Within the everyday middle we don’t see people as good or bad. We see people who have been systemically conditioned and an opportunity to collectively address that.

We understand that everyone has been shaped by the same system. Some benefit more. Some are harmed more. But no one is outside of it—and that includes us.

At Group Project Initiatives, we reject the binary of “woke” or “asleep,” “ally” or “enemy,” “right” or “wrong.” These labels don’t make space for learning, growth, or contradiction.
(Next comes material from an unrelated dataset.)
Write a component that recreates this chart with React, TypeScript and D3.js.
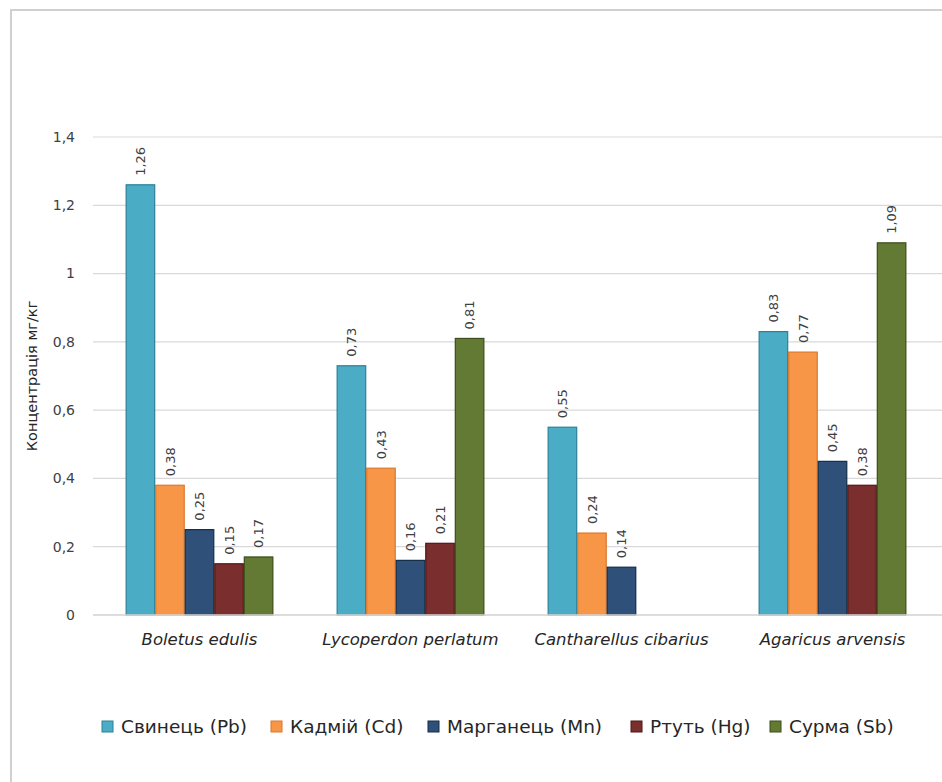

They reinforce the very logic of domination we’re trying to dismantle.

We believe the change we seek isn’t about arriving at a perfect politic, rather, it’s about choosing to begin, and committing to keep going.

It’s choosing to listen and learn, and choosing to try again when we inevitably make mistakes.

It’s choosing love—for yourself, for each other and for our planet.

We don’t shame people into action. We build infrastructure that makes action possible. Because this isn’t about purity—it’s about participation.